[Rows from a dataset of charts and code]
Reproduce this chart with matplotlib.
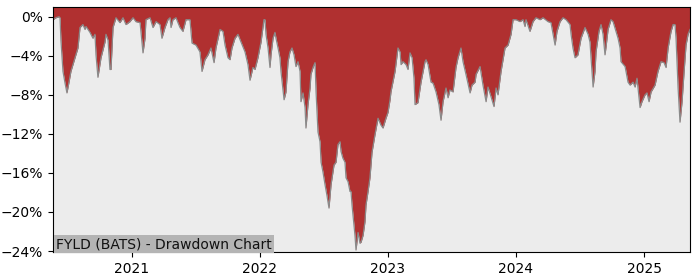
import matplotlib
matplotlib.use("Agg")
import matplotlib.pyplot as plt
import matplotlib.dates as mdates
from matplotlib.ticker import PercentFormatter
import pandas as pd
import numpy as np

title = "FYLD (BATS) - Drawdown Chart"

# time as decimal years
years = [
    2020.383, 2020.406, 2020.430, 2020.438, 2020.445, 2020.461, 2020.477, 2020.492, 2020.508, 2020.523,
    2020.555, 2020.578, 2020.594, 2020.617, 2020.633, 2020.641, 2020.672, 2020.695, 2020.711, 2020.719,
    2020.734, 2020.758, 2020.789, 2020.797, 2020.813, 2020.828, 2020.836, 2020.852, 2020.875, 2020.906,
    2020.930, 2020.953, 2020.984, 2021.008, 2021.031, 2021.063, 2021.070, 2021.086, 2021.102, 2021.109,
    2021.141, 2021.164, 2021.188, 2021.219, 2021.234, 2021.258, 2021.281, 2021.297, 2021.305, 2021.320,
    2021.344, 2021.359, 2021.375, 2021.398, 2021.422, 2021.453, 2021.461, 2021.469, 2021.500, 2021.531,
    2021.547, 2021.570, 2021.594, 2021.617, 2021.641, 2021.656, 2021.688, 2021.711, 2021.727, 2021.750,
    2021.766, 2021.781, 2021.805, 2021.828, 2021.852, 2021.883, 2021.906, 2021.922, 2021.945, 2021.961,
    2021.984, 2022.008, 2022.023, 2022.031, 2022.039, 2022.047, 2022.063, 2022.078, 2022.086, 2022.102,
    2022.117, 2022.125, 2022.141, 2022.156, 2022.164, 2022.188, 2022.203, 2022.219, 2022.234, 2022.250,
    2022.266, 2022.281, 2022.297, 2022.313, 2022.320, 2022.336, 2022.352, 2022.359, 2022.375, 2022.391,
    2022.398, 2022.414, 2022.430, 2022.438, 2022.453, 2022.469, 2022.477, 2022.492, 2022.508, 2022.523,
    2022.539, 2022.555, 2022.563, 2022.578, 2022.594, 2022.609, 2022.625, 2022.633, 2022.648, 2022.664,
    2022.672, 2022.688, 2022.703, 2022.711, 2022.719, 2022.742, 2022.750, 2022.766, 2022.781, 2022.789,
    2022.805, 2022.820, 2022.828, 2022.844, 2022.859, 2022.875, 2022.898, 2022.922, 2022.945, 2022.961,
    2022.984, 2023.000, 2023.016, 2023.023, 2023.055, 2023.078, 2023.094, 2023.102, 2023.117, 2023.141,
    2023.156, 2023.172, 2023.188, 2023.203, 2023.211, 2023.234, 2023.258, 2023.289, 2023.297, 2023.313,
    2023.336, 2023.352, 2023.375, 2023.398, 2023.414, 2023.430, 2023.453, 2023.469, 2023.484, 2023.508,
    2023.531, 2023.547, 2023.570, 2023.586, 2023.609, 2023.641, 2023.656, 2023.680, 2023.688, 2023.719,
    2023.742, 2023.766, 2023.781, 2023.805, 2023.828, 2023.844, 2023.859, 2023.883, 2023.914, 2023.938,
    2023.961, 2023.977, 2024.000, 2024.031, 2024.055, 2024.070, 2024.078, 2024.109, 2024.133, 2024.156,
    2024.188, 2024.211, 2024.250, 2024.273, 2024.305, 2024.320, 2024.344, 2024.367, 2024.391, 2024.422,
    2024.430, 2024.445, 2024.461, 2024.484, 2024.508, 2024.539, 2024.563, 2024.578, 2024.586, 2024.602,
    2024.617, 2024.625, 2024.648, 2024.664, 2024.680, 2024.695, 2024.703, 2024.719, 2024.742, 2024.758,
    2024.781, 2024.797, 2024.813, 2024.820, 2024.852, 2024.875, 2024.891, 2024.914, 2024.930, 2024.945,
    2024.969, 2024.984, 2025.008, 2025.023, 2025.039, 2025.055, 2025.086, 2025.109, 2025.133, 2025.156,
    2025.172, 2025.188, 2025.211, 2025.227, 2025.242, 2025.250, 2025.266, 2025.281, 2025.297, 2025.313,
    2025.328, 2025.344, 2025.359,
]

# drawdown in percent
drawdown = [
    -0.3, -0.1, 0.0, -0.1, -2.4, -5.6, -6.8, -7.8, -6.7, -5.6,
    -4.2, -3.2, -1.1, -0.8, -1.3, -1.0, -1.6, -2.2, -1.8, -3.9,
    -6.2, -4.2, -2.6, -1.8, -2.4, -5.4, -5.4, -1.1, -0.1, -0.6,
    -0.1, -0.8, -0.5, -0.1, -0.5, -0.6, -1.5, -3.7, -2.2, -0.3,
    -0.1, -1.1, -0.5, -0.8, -2.2, -1.1, -0.3, -0.1, -1.1, -0.3,
    -0.1, -0.6, -1.1, -1.5, -0.3, -0.3, -1.5, -2.7, -2.9, -3.6,
    -5.6, -4.4, -3.9, -3.2, -4.7, -3.2, -1.3, -1.5, -2.9, -4.2,
    -4.4, -3.2, -2.2, -1.8, -2.6, -3.6, -4.9, -6.5, -5.2, -5.4,
    -4.2, -2.6, -1.1, -0.3, -0.3, -1.8, -3.2, -5.2, -3.9, -2.2,
    -1.6, -2.2, -3.2, -4.2, -5.6, -8.5, -7.7, -4.6, -3.6, -3.2,
    -3.9, -5.1, -4.6, -5.6, -8.7, -7.8, -9.3, -11.4, -9.0, -7.3,
    -5.9, -5.2, -4.7, -7.7, -11.8, -12.8, -14.9, -15.9, -17.2, -18.3,
    -19.6, -17.2, -16.5, -15.2, -14.9, -13.1, -12.8, -13.8, -14.5, -14.9,
    -16.5, -16.9, -17.9, -17.9, -19.3, -22.4, -23.9, -22.1, -23.2, -23.1,
    -22.4, -21.0, -19.3, -17.9, -16.5, -13.9, -12.1, -10.4, -11.1, -11.4,
    -10.4, -9.8, -8.5, -7.7, -5.6, -3.2, -3.6, -4.9, -4.6, -4.9,
    -5.4, -3.7, -4.2, -6.3, -9.0, -8.8, -6.7, -4.6, -4.4, -4.9,
    -6.7, -6.8, -7.7, -9.0, -10.6, -8.7, -7.3, -8.3, -7.5, -7.7,
    -5.2, -4.2, -3.2, -4.6, -5.9, -7.8, -7.0, -6.7, -5.9, -5.1,
    -7.0, -8.7, -7.2, -8.2, -9.2, -7.3, -8.0, -5.6, -3.2, -2.9,
    -1.8, -0.3, -0.3, -0.5, -0.3, -1.0, -0.3, -1.5, -0.5, -0.1,
    -0.3, -0.1, -0.5, -0.6, -2.9, -1.5, -0.5, -0.1, -0.3, -0.8,
    -1.8, -3.2, -4.2, -3.9, -2.2, -1.1, -1.8, -2.6, -4.2, -7.2,
    -5.6, -3.6, -1.5, -0.8, -1.8, -3.9, -3.1, -1.3, -0.3, -0.5,
    -1.5, -2.2, -3.2, -4.6, -5.1, -6.7, -7.0, -6.7, -7.2, -6.3,
    -9.3, -8.7, -8.0, -7.8, -8.7, -7.7, -7.0, -5.6, -4.6, -4.7,
    -5.2, -3.2, -1.5, -0.8, -0.8, -2.2, -7.3, -10.8, -8.7, -5.6,
    -2.9, -1.8, -1.3,
]

yticks = [0, -4, -8, -12, -16, -20, -24]

dates = [pd.Timestamp("2021-01-01") + pd.Timedelta(days=(y - 2021) * 365.25) for y in years]
dd = np.array(drawdown)

y_bottom, y_top = -24.1, 1.0

fig = plt.figure(figsize=(7, 2.8), dpi=100)
ax = fig.add_axes([0.0757, 0.1, 0.91, 0.875])
ax.set_facecolor("#ececec")

ax.fill_between(dates, dd, y_top, color="#b03030", linewidth=0)
ax.plot(dates, dd, color="#8a8a8a", linewidth=0.9)

ax.set_xlim(dates[0], dates[-1])
ax.set_ylim(y_bottom, y_top)
ax.set_yticks(yticks)
ax.yaxis.set_major_formatter(PercentFormatter(xmax=100, decimals=0))
ax.xaxis.set_major_locator(mdates.YearLocator())
ax.xaxis.set_major_formatter(mdates.DateFormatter("%Y"))
ax.tick_params(labelsize=10)

ax.text(0.005, 0.004, title, transform=ax.transAxes, ha="left", va="bottom",
        fontsize=10, color="#111111",
        bbox=dict(facecolor="#b4b4b4", edgecolor="none", pad=1.5))

fig.savefig("out.png", dpi=100)
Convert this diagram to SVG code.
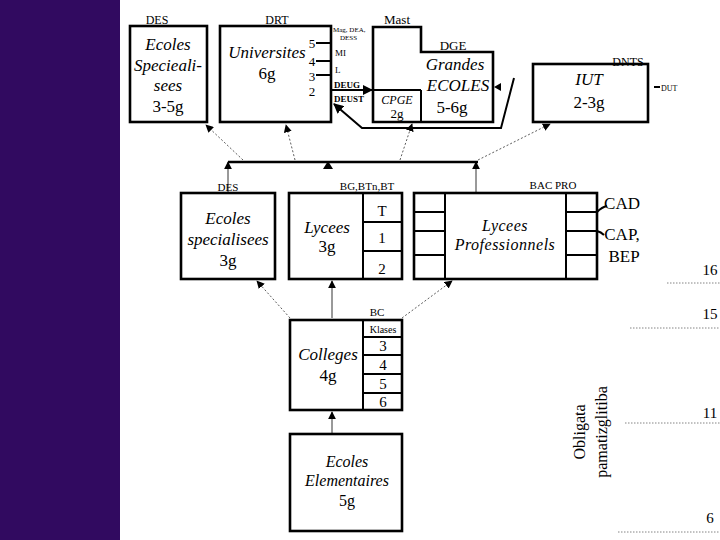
<svg xmlns="http://www.w3.org/2000/svg" width="720" height="540" viewBox="0 0 720 540" font-family="'Liberation Serif', 'Times New Roman', serif">
<style>
text{font-family:'Liberation Serif','Times New Roman',serif;fill:#000;text-anchor:middle}
.box{fill:#fff;stroke:#000;stroke-width:2.6}
.ln{fill:none;stroke:#000;stroke-width:2}
.i{font-style:italic}
.big{font-size:17px}
.md{font-size:15px}
.sm{font-size:11px}
.st{text-anchor:start}
.thin{fill:none;stroke:#000;stroke-width:0.8}
.dot{fill:none;stroke:#333;stroke-width:0.8;stroke-dasharray:2,2}
.grade{fill:none;stroke:#666;stroke-width:0.8;stroke-dasharray:1.5,1.5}
</style>
<defs>
<marker id="ah" viewBox="0 0 10 10" refX="9" refY="5" markerWidth="8" markerHeight="8" markerUnits="userSpaceOnUse" orient="auto"><path d="M0,0 L10,5 L0,10 z" fill="#000"/></marker>
<marker id="ahb" viewBox="0 0 10 10" refX="9" refY="5" markerWidth="10" markerHeight="10" markerUnits="userSpaceOnUse" orient="auto"><path d="M0,0 L10,5 L0,10 z" fill="#000"/></marker>
</defs>
<rect x="0" y="0" width="720" height="540" fill="#fff"/>
<rect x="0" y="0" width="120" height="540" fill="#310a60"/>

<g id="connectors">
<line x1="228" y1="162" x2="478" y2="162" stroke="#000" stroke-width="2.6"/>
<line x1="228" y1="193" x2="228" y2="162" class="thin" marker-end="url(#ah)"/>
<polygon points="323,169 333,169 328,161" fill="#000"/>
<line x1="476" y1="193" x2="476" y2="162" class="thin" marker-end="url(#ah)"/>
<line x1="243" y1="160" x2="206" y2="125" class="dot" marker-end="url(#ah)"/>
<line x1="295" y1="160" x2="286" y2="125" class="dot" marker-end="url(#ah)"/>
<line x1="400" y1="160" x2="412" y2="124" class="dot" marker-end="url(#ah)"/>
<line x1="478" y1="160" x2="550" y2="124" class="dot" marker-end="url(#ah)"/>
<line x1="332" y1="318" x2="332" y2="281" class="thin" marker-end="url(#ah)"/>
<line x1="290" y1="318" x2="257" y2="281" class="dot" marker-end="url(#ah)"/>
<line x1="402" y1="318" x2="452" y2="281" class="dot" marker-end="url(#ah)"/>
<line x1="332" y1="434" x2="332" y2="412" class="thin" marker-end="url(#ah)"/>
<line x1="316" y1="90" x2="372" y2="90" class="ln" marker-end="url(#ahb)"/>
<polyline points="514,78 501,128 362,128 334,104" class="ln" stroke-width="2.6" marker-end="url(#ahb)"/>
<polygon points="494,87 501,83 501,91" fill="#000"/>
</g>

<g id="ecoles-specieali">
<rect x="130" y="26" width="77" height="96" class="box"/>
<text x="157" y="24" font-size="12">DES</text>
<text x="168" y="50" class="i big">Ecoles</text>
<text x="168" y="71" class="i big">Specieali-</text>
<text x="168" y="91" class="i big">sees</text>
<text x="168" y="112" class="big">3-5g</text>
</g>

<g id="universites">
<rect x="220" y="26" width="111" height="96" class="box"/>
<text x="277" y="24" font-size="12">DRT</text>
<text x="267" y="58" class="i big">Universites</text>
<text x="267" y="79" class="big">6g</text>
<line x1="316" y1="43" x2="331" y2="43" class="ln"/>
<line x1="316" y1="61" x2="331" y2="61" class="ln"/>
<line x1="316" y1="75" x2="331" y2="75" class="ln"/>
<text x="312" y="48" font-size="13">5</text>
<text x="312" y="66" font-size="13">4</text>
<text x="312" y="81" font-size="13">3</text>
<text x="312" y="96" font-size="13">2</text>
<text x="333" y="32" font-size="7" class="st">Mag, DEA,</text>
<text x="340" y="40" font-size="7" class="st">DESS</text>
<text x="335" y="56" font-size="9" class="st">MI</text>
<text x="335" y="73" font-size="9" class="st">L</text>
<text x="334" y="88" font-size="9" font-weight="bold" class="st">DEUG</text>
<text x="334" y="102" font-size="9" font-weight="bold" class="st">DEUST</text>
</g>

<g id="grandes-ecoles">
<polygon points="373,27 421,27 421,52 493,52 493,122 373,122" class="box"/>
<line x1="373" y1="90" x2="421" y2="90" class="ln"/>
<line x1="421" y1="90" x2="421" y2="122" class="ln"/>
<text x="397" y="24" font-size="13">Mast</text>
<text x="453" y="50" font-size="13">DGE</text>
<text x="455" y="70" class="i big">Grandes</text>
<text x="458" y="91" class="i big">ECOLES</text>
<text x="452" y="113" class="big">5-6g</text>
<text x="397" y="104" class="i" font-size="12">CPGE</text>
<text x="397" y="118" font-size="13">2g</text>
</g>

<g id="iut">
<rect x="533" y="64" width="115" height="58" class="box"/>
<text x="628" y="66" font-size="12">DNTS</text>
<text x="589" y="85" class="i big">IUT</text>
<text x="589" y="108" class="big">2-3g</text>
<line x1="654" y1="87" x2="660" y2="87" class="ln"/>
<text x="661" y="91" font-size="8" class="st">DUT</text>
</g>

<g id="ecoles-specialisees">
<rect x="181" y="193" width="94" height="86" class="box"/>
<text x="228" y="191" class="sm">DES</text>
<text x="228" y="224" class="i big">Ecoles</text>
<text x="228" y="245" class="i big">specialisees</text>
<text x="228" y="266" class="big">3g</text>
</g>

<g id="lycees">
<rect x="289" y="193" width="113" height="86" class="box"/>
<line x1="363" y1="193" x2="363" y2="279" class="ln"/>
<line x1="363" y1="222" x2="402" y2="222" class="ln"/>
<line x1="363" y1="251" x2="402" y2="251" class="ln"/>
<text x="367" y="190" class="sm">BG,BTn,BT</text>
<text x="327" y="233" class="i big">Lycees</text>
<text x="327" y="252" class="big">3g</text>
<text x="382" y="216" class="md">T</text>
<text x="382" y="243" class="md">1</text>
<text x="382" y="274" class="md">2</text>
</g>

<g id="lycees-professionnels">
<rect x="414" y="193" width="183" height="86" class="box"/>
<line x1="445" y1="193" x2="445" y2="279" class="ln"/>
<line x1="566" y1="193" x2="566" y2="279" class="ln"/>
<line x1="414" y1="212" x2="445" y2="212" class="ln"/>
<line x1="414" y1="231" x2="445" y2="231" class="ln"/>
<line x1="414" y1="255" x2="445" y2="255" class="ln"/>
<line x1="566" y1="212" x2="597" y2="212" class="ln"/>
<line x1="566" y1="231" x2="597" y2="231" class="ln"/>
<line x1="566" y1="255" x2="597" y2="255" class="ln"/>
<text x="553" y="189" class="sm">BAC PRO</text>
<text x="505" y="231" class="i" font-size="16" letter-spacing="0.5">Lycees</text>
<text x="505" y="250" class="i" font-size="16" letter-spacing="0.5">Professionnels</text>
<path d="M597,212 Q602,207 607,206" class="ln" stroke-width="1.5"/>
<path d="M597,231 Q601,232 604,235" class="ln" stroke-width="1.5"/>
<text x="622" y="209" class="big">CAD</text>
<text x="622" y="240" class="big">CAP,</text>
<text x="624" y="262" class="big">BEP</text>
</g>

<g id="colleges">
<rect x="290" y="320" width="112" height="90" class="box"/>
<line x1="363" y1="320" x2="363" y2="410" class="ln"/>
<line x1="363" y1="337" x2="402" y2="337" class="ln"/>
<line x1="363" y1="355" x2="402" y2="355" class="ln"/>
<line x1="363" y1="374" x2="402" y2="374" class="ln"/>
<line x1="363" y1="393" x2="402" y2="393" class="ln"/>
<text x="377" y="316" class="sm">BC</text>
<text x="383" y="333" font-size="10">Klases</text>
<text x="328" y="360" class="i big">Colleges</text>
<text x="328" y="381" class="big">4g</text>
<text x="383" y="351" class="md">3</text>
<text x="383" y="370" class="md">4</text>
<text x="383" y="389" class="md">5</text>
<text x="383" y="407" class="md">6</text>
</g>

<g id="ecoles-elementaires">
<rect x="290" y="434" width="112" height="97" class="box"/>
<text x="347" y="467" class="i" font-size="16">Ecoles</text>
<text x="347" y="486" class="i" font-size="16">Elementaires</text>
<text x="347" y="506" font-size="16">5g</text>
</g>

<g id="grades">
<text x="710" y="275" class="md">16</text>
<line x1="667" y1="283" x2="720" y2="283" class="grade"/>
<text x="710" y="319" class="md">15</text>
<line x1="630" y1="328" x2="720" y2="328" class="grade"/>
<text x="710" y="418" class="md">11</text>
<line x1="625" y1="423" x2="720" y2="423" class="grade"/>
<text x="710" y="523" class="md">6</text>
<line x1="618" y1="532" x2="720" y2="532" class="grade"/>
<text transform="translate(585,432) rotate(-90)" font-size="16">Obligata</text>
<text transform="translate(607,432) rotate(-90)" font-size="16">pamatizglitiba</text>
</g>
</svg>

> **Aim of the task**:
Lines that hold "this" are the ones to copy; find all of them.

> **Response**:
Reproduce this chart with matplotlib.
Convert this diagram to SVG code.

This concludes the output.